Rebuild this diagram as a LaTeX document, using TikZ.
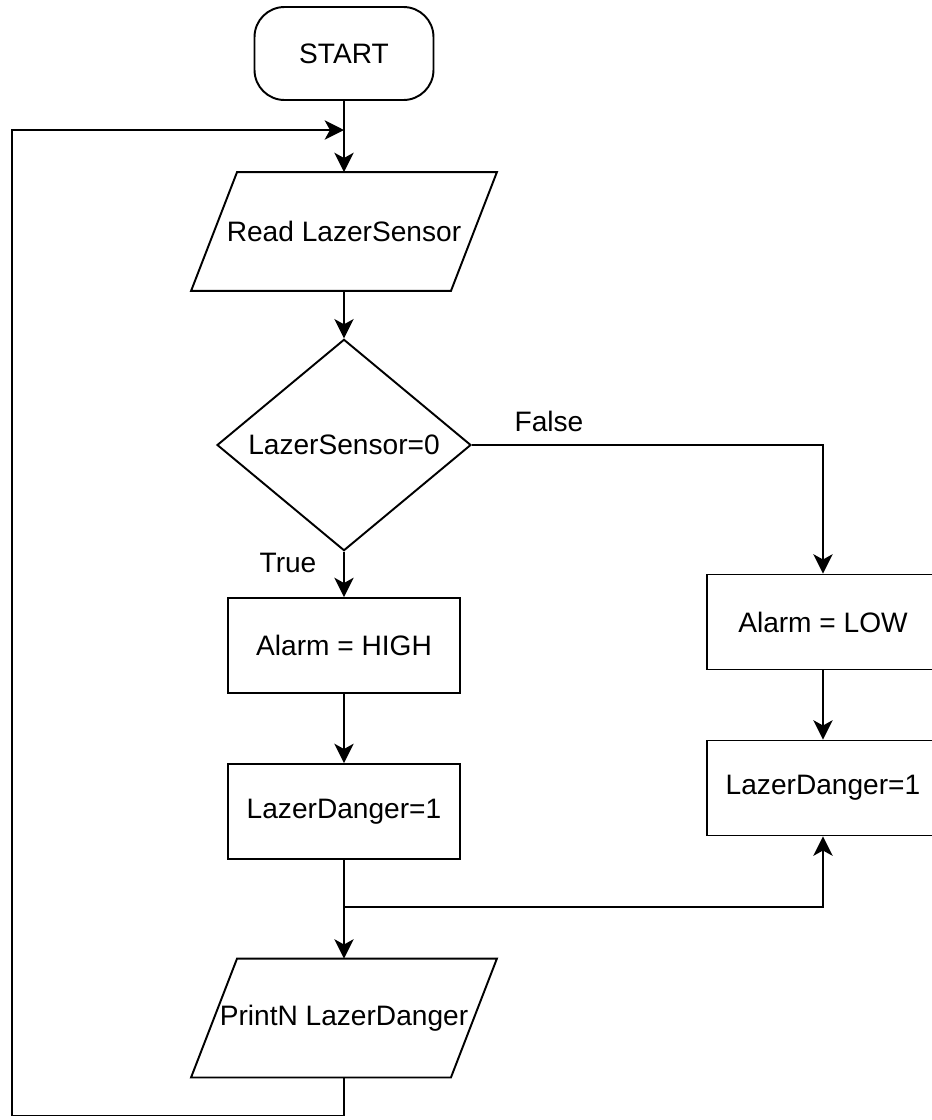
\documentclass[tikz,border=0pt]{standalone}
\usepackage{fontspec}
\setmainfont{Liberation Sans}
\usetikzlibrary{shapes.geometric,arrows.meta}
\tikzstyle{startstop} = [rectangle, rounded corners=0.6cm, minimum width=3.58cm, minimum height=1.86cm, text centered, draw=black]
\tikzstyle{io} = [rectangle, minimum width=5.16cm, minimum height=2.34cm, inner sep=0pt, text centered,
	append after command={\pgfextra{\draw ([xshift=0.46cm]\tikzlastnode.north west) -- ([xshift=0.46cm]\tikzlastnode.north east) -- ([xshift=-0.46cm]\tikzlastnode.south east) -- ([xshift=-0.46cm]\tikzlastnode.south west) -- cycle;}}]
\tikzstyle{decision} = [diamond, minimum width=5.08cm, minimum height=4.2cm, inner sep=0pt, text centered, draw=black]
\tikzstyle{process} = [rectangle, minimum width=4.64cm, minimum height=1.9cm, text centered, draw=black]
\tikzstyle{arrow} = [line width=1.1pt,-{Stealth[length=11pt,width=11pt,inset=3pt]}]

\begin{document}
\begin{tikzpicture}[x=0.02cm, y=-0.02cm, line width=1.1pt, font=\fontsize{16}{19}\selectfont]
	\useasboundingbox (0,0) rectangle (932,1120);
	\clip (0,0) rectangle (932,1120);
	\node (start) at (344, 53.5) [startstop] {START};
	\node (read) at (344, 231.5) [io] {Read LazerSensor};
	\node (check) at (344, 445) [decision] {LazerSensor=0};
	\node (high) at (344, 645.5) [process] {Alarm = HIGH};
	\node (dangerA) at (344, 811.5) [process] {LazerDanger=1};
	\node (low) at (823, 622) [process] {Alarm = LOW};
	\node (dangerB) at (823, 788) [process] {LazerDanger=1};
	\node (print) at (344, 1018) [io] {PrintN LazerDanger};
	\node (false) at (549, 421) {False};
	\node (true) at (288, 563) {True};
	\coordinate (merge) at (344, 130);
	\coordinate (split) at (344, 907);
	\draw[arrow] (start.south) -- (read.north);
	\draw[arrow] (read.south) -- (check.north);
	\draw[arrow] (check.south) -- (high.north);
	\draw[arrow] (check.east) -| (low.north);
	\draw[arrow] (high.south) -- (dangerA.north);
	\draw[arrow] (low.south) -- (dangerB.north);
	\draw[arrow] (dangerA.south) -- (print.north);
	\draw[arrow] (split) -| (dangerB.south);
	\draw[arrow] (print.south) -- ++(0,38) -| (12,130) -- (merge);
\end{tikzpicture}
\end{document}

Problem details
Every line of text is to be repeated exactly; pictures are left out.

Output for this exercise
Rebuild this diagram as a LaTeX document, using TikZ.
\documentclass[tikz,border=0pt]{standalone}
\usepackage{fontspec}
\setmainfont{Liberation Sans}
\usetikzlibrary{shapes.geometric,arrows.meta}
\tikzstyle{startstop} = [rectangle, rounded corners=0.6cm, minimum width=3.58cm, minimum height=1.86cm, text centered, draw=black]
\tikzstyle{io} = [rectangle, minimum width=5.16cm, minimum height=2.34cm, inner sep=0pt, text centered,
	append after command={\pgfextra{\draw ([xshift=0.46cm]\tikzlastnode.north west) -- ([xshift=0.46cm]\tikzlastnode.north east) -- ([xshift=-0.46cm]\tikzlastnode.south east) -- ([xshift=-0.46cm]\tikzlastnode.south west) -- cycle;}}]
\tikzstyle{decision} = [diamond, minimum width=5.08cm, minimum height=4.2cm, inner sep=0pt, text centered, draw=black]
\tikzstyle{process} = [rectangle, minimum width=4.64cm, minimum height=1.9cm, text centered, draw=black]
\tikzstyle{arrow} = [line width=1.1pt,-{Stealth[length=11pt,width=11pt,inset=3pt]}]

\begin{document}
\begin{tikzpicture}[x=0.02cm, y=-0.02cm, line width=1.1pt, font=\fontsize{16}{19}\selectfont]
	\useasboundingbox (0,0) rectangle (932,1120);
	\clip (0,0) rectangle (932,1120);
	\node (start) at (344, 53.5) [startstop] {START};
	\node (read) at (344, 231.5) [io] {Read LazerSensor};
	\node (check) at (344, 445) [decision] {LazerSensor=0};
	\node (high) at (344, 645.5) [process] {Alarm = HIGH};
	\node (dangerA) at (344, 811.5) [process] {LazerDanger=1};
	\node (low) at (823, 622) [process] {Alarm = LOW};
	\node (dangerB) at (823, 788) [process] {LazerDanger=1};
	\node (print) at (344, 1018) [io] {PrintN LazerDanger};
	\node (false) at (549, 421) {False};
	\node (true) at (288, 563) {True};
	\coordinate (merge) at (344, 130);
	\coordinate (split) at (344, 907);
	\draw[arrow] (start.south) -- (read.north);
	\draw[arrow] (read.south) -- (check.north);
	\draw[arrow] (check.south) -- (high.north);
	\draw[arrow] (check.east) -| (low.north);
	\draw[arrow] (high.south) -- (dangerA.north);
	\draw[arrow] (low.south) -- (dangerB.north);
	\draw[arrow] (dangerA.south) -- (print.north);
	\draw[arrow] (split) -| (dangerB.south);
	\draw[arrow] (print.south) -- ++(0,38) -| (12,130) -- (merge);
\end{tikzpicture}
\end{document}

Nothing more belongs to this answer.